Dentro das igrejas, persistem os mesmos problemas que fora delas. Poucas igrejas levam em conta a necessidade de rampas ou elevadores para os que têm dificuldade para andar, espaço para o cego “ver” e o surdo “ouvir” em sua própria “língua”. Apessar de todas as dificuldades que enfrenta, o portador de deficiência, como filho e servo de Cristo e irmão dos irmãos, encontra suficiência em Cristo. Poderá ser grandemente abençoado por seus irmãos quando estes abrirem os olhos para ver o que podem fazer para facilitar sua vida. Nem sempre ele precisará (ou desejará) ajuda, mas, sempre que solicitar, deveremos estender a mão, certificando-nos de que o ambiente da igreja lhe seja propício. Ele não é um coitado, maldito, tampouco um desgraçado—poderá ser mais abençoado e abençoar de forma singular seus irmãos.

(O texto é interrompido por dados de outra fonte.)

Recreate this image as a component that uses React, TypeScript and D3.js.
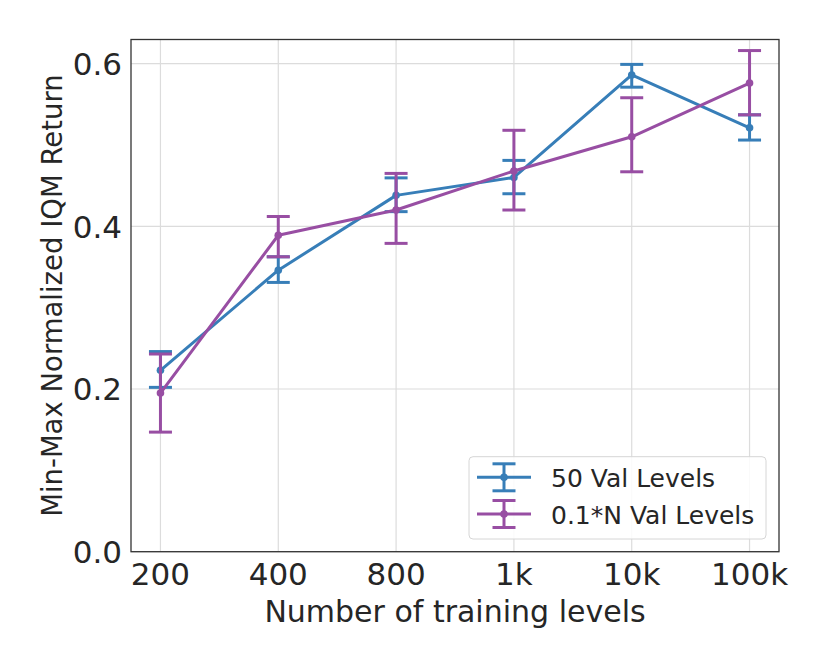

Vivemos sempre a tensão entre nossas deficiências, a excelência de Deus e a suficiência que ele nos outorga. Talvez referindo a um tempo antes de existir um povo escolhido, ou seja, pré Abraâmico, um dos amigos de Jó, Zofar, descreveu a situação do ímpio que prospera: “Na plenitude da sua abastança (na sua super-suficiência), ver-se-á angustiado; toda a força da miséria virá sobre ele”—ou seja, tendo mais que suficiente de tudo, terá sobre ele toda a força da miséria! No sermão da Montanha, Jesus disse que basta ao dia o mal (Mt 6.34) – o mal é suficiente (arketos) a cada dia -- mas ao apóstolo que sofria com o “espinho na carne, mensageiro de Satanás, para me esbofetear, a fim de que não me exalte” que pediu ao Senhor que o afastasse dele, O Senhor Jesus respondeu: “A minha graça te basta (arkeo, é suficiente, satisfaz), porque o poder se aperfeiçoa na fraqueza”(2Co 12.9)

Em relação à luta, ao perfume do conhecimento de Deus, Paulo declara: “Graças, porém, a Deus, que, em Cristo, sempre nos conduz em triunfo e, por meio de nós, manifesta em todo lugar a fragrância do seu conhecimento. Porque nós somos para com Deus o bom perfume de Cristo, tanto nos que são salvos como nos que se perdem. Para com estes, cheiro de morte para morte; para com aqueles, aroma de vida para vida [e pergunta:] Quem, porém, é suficiente para estas coisas? (2Co 2.16 14-15). Para expandir mais ainda as metáforas, Paulo afirma: “Vós sois a nossa carta, escrita em nosso coração, conhecida e lida por todos os homens, estando já manifestos como carta de Cristo, produzida pelo nosso ministério, escrita não com tinta, mas pelo Espírito do Deus vivente, não em tábuas de pedra, mas em tábuas de carne, isto é, nos corações. E é por intermédio de Cristo que temos tal confiança em Deus; não que, por nós mesmos, sejamos capazes de pensar alguma coisa, como se partisse de nós; pelo contrário, a nossa suficiência vem de Deus, o qual nos habilitou para sermos ministros de uma nova aliança, não da letra, mas do espírito; porque a letra mata, mas o espírito vivifica. (2Co 3.2-6) e ao referir-se à generosidade de uma igreja pobre de gentios convertidos, agora abençoando os pobres judeus cristãos de Jerusalém, disse: “Deus pode fazer-vos abundar em toda graça, a fim de que, tendo sempre, em tudo, ampla suficiência, superabundeis em toda boa obra” 2Co 9.8.

Muitas vezes tenho sentido na pele a luta entre o desejo por excelência, a realidade de minhas limitações e deficiências, e a provisão de Deus de sua suficiência para cada dia. Não tenho ilusões de perfeição—todo dia me deparo com o quanto sou carente pecadora. Mas estou aprendendo que, ao entregar tudo ao Senhor, ele me prepara para viver tudo em nome do Senhor: “E tudo o que fizerdes, seja em palavra, seja em ação, fazei-o em nome do Senhor Jesus, dando por ele graças a Deus Pai” (Cl 3.17).